Vous posez la question de l’Ecole inclusive, un véritable tabou…
Dans les écoles, presque la moitié des enseignants disent dans mes enquêtes qu’ils ont des problèmes fréquents avec des élèves destructifs. Ils se sentent abandonnés. On voit que « la priorité au primaire » n’a pas été si terrible que cela… Il faut ouvrir les yeux et s’interroger sur ce qu’il faut faire. On ne fera rien si on le fait pas ensemble, avec les personnels. On ne peut pas abandonner les enseignants face à des difficultés qu’ils ne peuvent pas résoudre.
Vous militez pour une meilleure formation des enseignants ?
Une formation qui réponde à leurs questions. Il faut un investissement massif dans la formation initiale et continue. Et qu’elle soit plus collaborative.
Globalement on ne prend pas en compte suffisamment l’humain dans l’Education nationale. Face aux problèmes de l’école on met en place des personnes qui vont s’engager dans des actions, par exemple contre le décrochage. Et quand il y a un changement de ministre on les supprime parfois simplement par oubli.
J’ai signé la pétition contre la suppression des « maitres + » (les plus de maitres que de classes NDLR). C’est un bon exemple de vrais gens qui s’emparent des politiques publiques. On leur fait faire le sale boulot et ils finissent jetés comme des kleenex. Humainement c’est insupportable.
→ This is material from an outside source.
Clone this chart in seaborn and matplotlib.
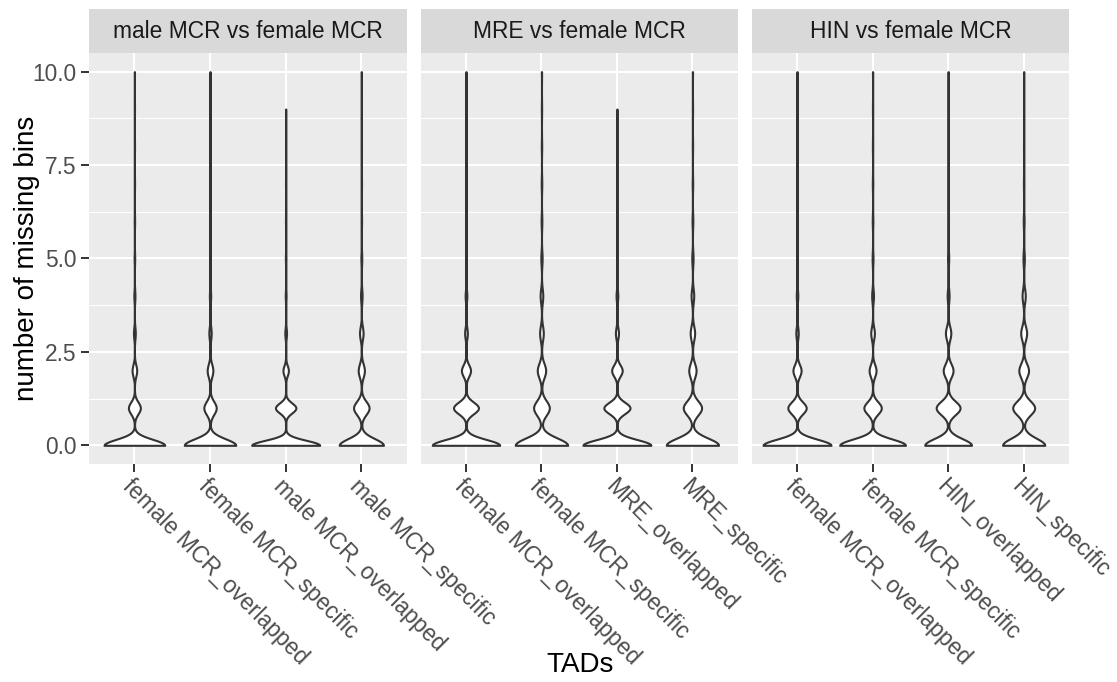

JM Blanquer peut-il changer les choses ?
J’ai bien connu le ministre quand il dirigeait la Dgesco. Le ministre dit vouloir lutter contre le pilotage à coup de circulaires. Mais un ancien Dgesco peut-il changer la Dgesco ? Ses premières déclarations partent en guerre contre le « pédagogisme ». Je suis inquiet. Quand on dit qu’on est pragmatique et qu’on veut des mesures en faveur du redoublement je m’interroge. Ce serait des mesures contre le pragmatisme. Quand le ministre parle chorale je pense qu’il donne des gages à un certain électorat.